Work instructions:
Note how many lines include the word "Python", and give that number by itself.

Information shown:
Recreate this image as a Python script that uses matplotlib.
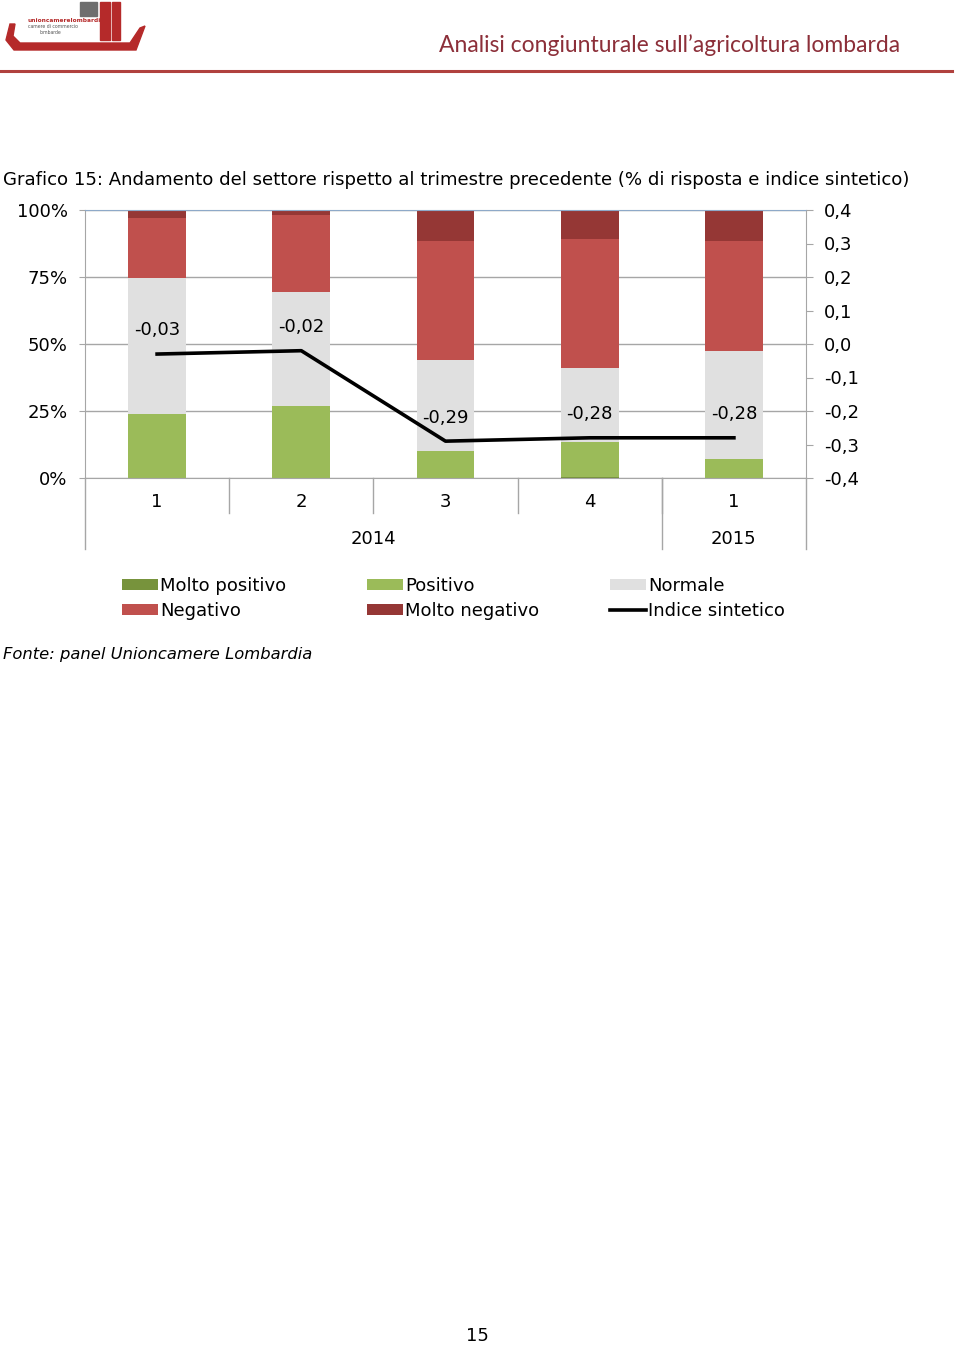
* * *
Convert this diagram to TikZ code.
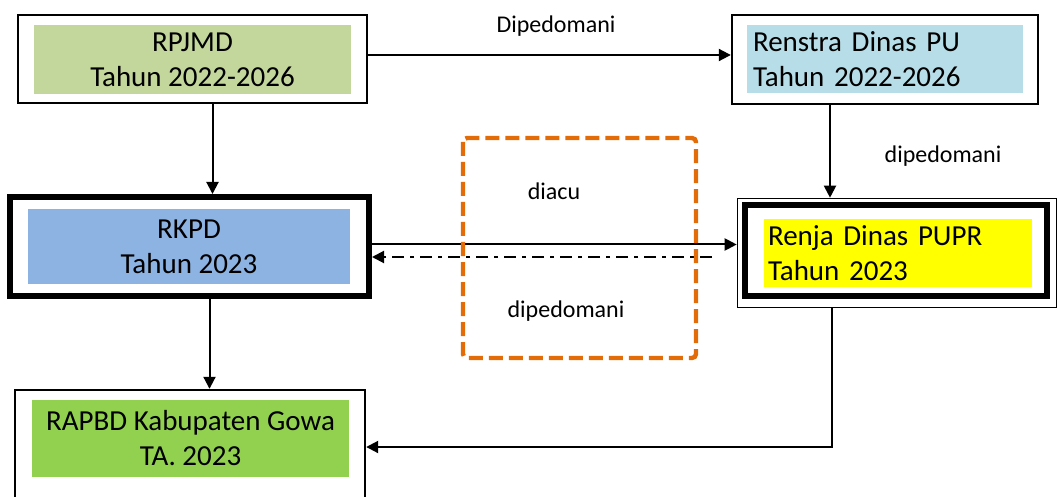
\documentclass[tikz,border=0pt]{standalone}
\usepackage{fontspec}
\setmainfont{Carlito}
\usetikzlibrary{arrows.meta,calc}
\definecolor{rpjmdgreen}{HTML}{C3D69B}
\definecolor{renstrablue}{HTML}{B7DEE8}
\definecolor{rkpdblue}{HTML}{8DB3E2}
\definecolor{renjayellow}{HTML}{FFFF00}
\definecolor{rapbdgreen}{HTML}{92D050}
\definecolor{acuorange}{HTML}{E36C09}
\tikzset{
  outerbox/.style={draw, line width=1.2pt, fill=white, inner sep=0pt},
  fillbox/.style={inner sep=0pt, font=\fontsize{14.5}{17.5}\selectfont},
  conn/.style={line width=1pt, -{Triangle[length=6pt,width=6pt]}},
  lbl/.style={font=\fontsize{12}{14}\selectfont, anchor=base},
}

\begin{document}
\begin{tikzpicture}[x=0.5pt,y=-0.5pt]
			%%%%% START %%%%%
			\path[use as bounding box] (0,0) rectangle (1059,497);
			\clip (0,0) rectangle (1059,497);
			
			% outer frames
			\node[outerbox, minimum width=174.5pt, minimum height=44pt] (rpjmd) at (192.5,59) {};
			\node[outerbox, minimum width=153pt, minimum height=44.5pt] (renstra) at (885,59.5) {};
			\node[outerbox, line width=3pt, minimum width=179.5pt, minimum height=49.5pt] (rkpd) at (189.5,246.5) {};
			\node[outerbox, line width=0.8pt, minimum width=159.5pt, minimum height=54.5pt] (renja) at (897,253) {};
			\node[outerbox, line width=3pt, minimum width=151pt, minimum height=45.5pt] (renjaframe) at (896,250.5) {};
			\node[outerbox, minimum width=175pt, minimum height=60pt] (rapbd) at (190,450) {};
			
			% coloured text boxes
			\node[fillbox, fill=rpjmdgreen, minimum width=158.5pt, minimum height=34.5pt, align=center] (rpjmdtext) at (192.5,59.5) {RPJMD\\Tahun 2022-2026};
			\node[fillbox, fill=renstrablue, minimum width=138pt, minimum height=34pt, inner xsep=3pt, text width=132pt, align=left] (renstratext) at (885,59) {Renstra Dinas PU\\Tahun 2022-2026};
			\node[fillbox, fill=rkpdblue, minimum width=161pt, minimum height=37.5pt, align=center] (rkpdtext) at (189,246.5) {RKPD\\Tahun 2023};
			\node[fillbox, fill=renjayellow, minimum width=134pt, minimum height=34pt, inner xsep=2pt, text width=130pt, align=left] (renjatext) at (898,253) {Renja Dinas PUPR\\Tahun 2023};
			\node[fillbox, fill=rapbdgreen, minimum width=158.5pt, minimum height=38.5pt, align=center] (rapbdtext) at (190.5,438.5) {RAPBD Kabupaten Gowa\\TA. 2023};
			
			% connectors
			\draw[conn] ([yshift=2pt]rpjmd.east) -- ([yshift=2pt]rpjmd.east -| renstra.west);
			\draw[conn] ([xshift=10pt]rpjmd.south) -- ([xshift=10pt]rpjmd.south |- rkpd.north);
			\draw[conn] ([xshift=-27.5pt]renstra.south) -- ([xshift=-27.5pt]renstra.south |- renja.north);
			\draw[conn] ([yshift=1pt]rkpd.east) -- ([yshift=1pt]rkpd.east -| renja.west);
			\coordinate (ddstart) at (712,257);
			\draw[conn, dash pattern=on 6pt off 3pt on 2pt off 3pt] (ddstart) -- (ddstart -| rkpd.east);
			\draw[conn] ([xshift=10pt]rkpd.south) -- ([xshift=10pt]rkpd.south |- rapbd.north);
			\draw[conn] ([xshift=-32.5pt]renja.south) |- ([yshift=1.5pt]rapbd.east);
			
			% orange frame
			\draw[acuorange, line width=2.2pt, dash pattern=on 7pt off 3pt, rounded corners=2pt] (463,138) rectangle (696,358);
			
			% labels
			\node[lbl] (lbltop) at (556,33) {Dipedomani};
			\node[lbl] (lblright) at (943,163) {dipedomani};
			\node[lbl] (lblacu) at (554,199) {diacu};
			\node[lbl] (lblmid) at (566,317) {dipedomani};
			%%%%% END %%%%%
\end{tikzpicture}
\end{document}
--
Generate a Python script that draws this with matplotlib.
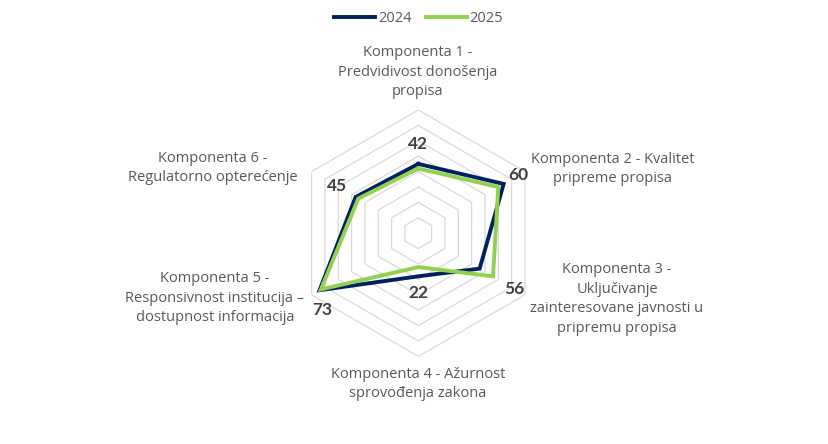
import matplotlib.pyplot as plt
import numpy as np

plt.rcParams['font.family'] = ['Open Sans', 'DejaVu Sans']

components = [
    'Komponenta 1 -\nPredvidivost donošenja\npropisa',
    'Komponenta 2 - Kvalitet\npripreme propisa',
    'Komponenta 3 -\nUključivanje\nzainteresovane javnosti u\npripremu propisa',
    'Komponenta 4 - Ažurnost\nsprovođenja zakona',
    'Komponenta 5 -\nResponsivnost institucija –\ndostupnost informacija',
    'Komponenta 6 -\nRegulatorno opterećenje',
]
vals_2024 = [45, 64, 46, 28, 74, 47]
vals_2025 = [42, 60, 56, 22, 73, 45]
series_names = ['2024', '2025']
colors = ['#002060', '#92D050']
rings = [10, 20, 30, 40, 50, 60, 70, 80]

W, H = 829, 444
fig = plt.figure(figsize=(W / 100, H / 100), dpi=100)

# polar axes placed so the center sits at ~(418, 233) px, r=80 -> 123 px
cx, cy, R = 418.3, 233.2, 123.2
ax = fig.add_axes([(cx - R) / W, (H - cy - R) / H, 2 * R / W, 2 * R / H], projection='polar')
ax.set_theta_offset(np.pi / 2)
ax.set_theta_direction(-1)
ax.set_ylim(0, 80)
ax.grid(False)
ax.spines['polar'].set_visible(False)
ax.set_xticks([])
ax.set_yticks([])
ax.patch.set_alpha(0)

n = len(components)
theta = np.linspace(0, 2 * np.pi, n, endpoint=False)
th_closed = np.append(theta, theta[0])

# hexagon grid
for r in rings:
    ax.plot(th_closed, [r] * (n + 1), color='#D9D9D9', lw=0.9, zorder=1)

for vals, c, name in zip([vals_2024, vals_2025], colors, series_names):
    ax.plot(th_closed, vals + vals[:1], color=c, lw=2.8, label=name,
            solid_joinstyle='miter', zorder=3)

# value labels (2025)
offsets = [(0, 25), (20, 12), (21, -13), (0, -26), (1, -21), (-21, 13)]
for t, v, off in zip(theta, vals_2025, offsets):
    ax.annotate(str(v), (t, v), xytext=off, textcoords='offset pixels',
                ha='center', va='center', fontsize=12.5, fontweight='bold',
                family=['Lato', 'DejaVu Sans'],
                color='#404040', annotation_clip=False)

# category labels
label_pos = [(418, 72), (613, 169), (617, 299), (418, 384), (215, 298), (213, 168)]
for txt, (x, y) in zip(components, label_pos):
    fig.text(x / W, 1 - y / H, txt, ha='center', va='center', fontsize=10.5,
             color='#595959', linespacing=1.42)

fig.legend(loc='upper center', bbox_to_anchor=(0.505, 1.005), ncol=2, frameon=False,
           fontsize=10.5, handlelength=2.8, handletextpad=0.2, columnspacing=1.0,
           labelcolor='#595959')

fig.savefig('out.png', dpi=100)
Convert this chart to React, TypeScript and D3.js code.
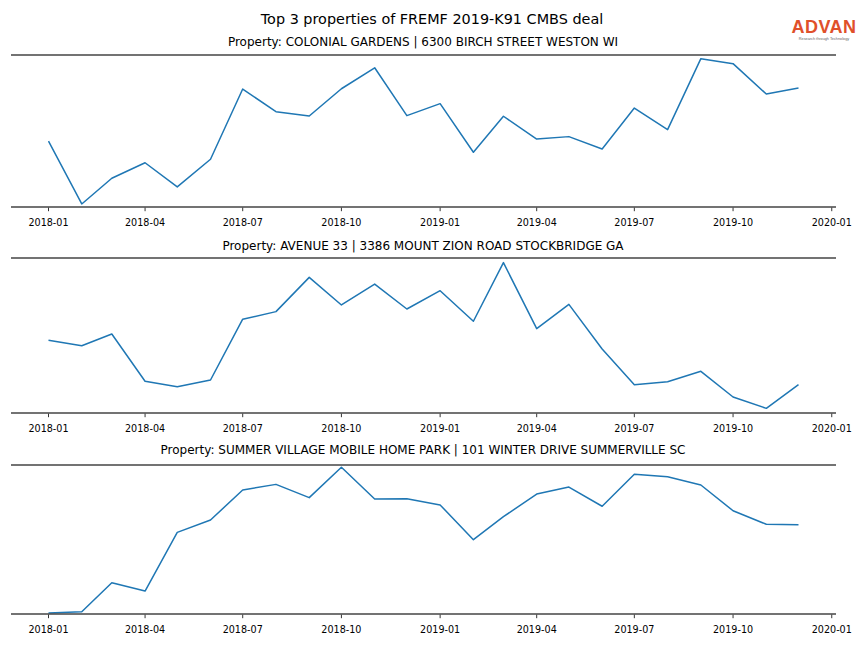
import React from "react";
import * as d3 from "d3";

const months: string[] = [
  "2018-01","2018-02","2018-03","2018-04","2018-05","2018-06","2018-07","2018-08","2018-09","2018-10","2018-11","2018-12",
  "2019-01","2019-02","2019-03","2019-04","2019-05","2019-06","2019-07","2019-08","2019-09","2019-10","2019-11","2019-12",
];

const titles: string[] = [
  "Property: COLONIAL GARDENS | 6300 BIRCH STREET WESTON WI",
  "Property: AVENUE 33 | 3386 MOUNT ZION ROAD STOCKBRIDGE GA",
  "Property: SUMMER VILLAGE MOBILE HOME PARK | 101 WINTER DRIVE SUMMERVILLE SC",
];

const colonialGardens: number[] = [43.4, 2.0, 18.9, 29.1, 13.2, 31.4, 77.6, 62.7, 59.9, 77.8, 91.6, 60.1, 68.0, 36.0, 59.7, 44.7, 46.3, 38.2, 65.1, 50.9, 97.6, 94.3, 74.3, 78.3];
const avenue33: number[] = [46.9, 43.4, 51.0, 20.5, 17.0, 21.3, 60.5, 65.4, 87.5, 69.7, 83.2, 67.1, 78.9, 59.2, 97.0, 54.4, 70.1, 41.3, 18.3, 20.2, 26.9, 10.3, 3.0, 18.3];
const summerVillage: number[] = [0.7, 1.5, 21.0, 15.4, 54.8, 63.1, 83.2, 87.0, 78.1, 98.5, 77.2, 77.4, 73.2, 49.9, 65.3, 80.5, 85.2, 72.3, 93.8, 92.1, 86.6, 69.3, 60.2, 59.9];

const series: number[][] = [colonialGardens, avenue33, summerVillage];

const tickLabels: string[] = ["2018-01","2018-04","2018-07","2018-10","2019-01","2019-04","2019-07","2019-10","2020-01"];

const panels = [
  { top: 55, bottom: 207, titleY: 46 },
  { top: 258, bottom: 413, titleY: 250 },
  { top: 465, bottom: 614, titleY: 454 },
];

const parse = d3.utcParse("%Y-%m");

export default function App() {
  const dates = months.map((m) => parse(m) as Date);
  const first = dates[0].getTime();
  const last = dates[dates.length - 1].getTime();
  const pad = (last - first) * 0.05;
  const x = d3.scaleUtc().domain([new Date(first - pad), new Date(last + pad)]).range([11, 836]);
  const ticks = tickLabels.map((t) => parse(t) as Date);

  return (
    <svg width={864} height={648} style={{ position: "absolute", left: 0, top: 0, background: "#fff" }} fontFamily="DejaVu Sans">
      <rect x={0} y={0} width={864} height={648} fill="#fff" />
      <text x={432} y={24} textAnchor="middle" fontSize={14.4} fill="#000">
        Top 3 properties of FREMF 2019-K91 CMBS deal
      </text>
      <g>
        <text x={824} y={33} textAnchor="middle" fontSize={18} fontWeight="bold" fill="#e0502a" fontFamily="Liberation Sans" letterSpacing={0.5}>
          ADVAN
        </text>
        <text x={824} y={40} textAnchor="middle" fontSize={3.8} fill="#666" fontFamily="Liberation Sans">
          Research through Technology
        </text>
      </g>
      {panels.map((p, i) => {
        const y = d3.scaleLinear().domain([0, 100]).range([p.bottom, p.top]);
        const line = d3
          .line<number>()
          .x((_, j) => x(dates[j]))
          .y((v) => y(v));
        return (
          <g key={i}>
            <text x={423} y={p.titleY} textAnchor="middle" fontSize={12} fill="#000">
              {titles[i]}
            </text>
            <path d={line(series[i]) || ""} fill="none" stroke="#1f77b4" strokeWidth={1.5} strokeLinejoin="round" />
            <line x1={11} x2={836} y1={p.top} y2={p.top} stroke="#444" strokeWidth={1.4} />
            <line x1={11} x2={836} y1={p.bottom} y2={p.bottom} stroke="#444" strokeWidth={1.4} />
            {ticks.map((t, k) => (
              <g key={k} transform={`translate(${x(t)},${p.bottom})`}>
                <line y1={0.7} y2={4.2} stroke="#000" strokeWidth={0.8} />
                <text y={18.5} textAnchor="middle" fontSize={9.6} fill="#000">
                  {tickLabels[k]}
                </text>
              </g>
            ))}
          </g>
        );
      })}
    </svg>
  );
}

Exercise result:
2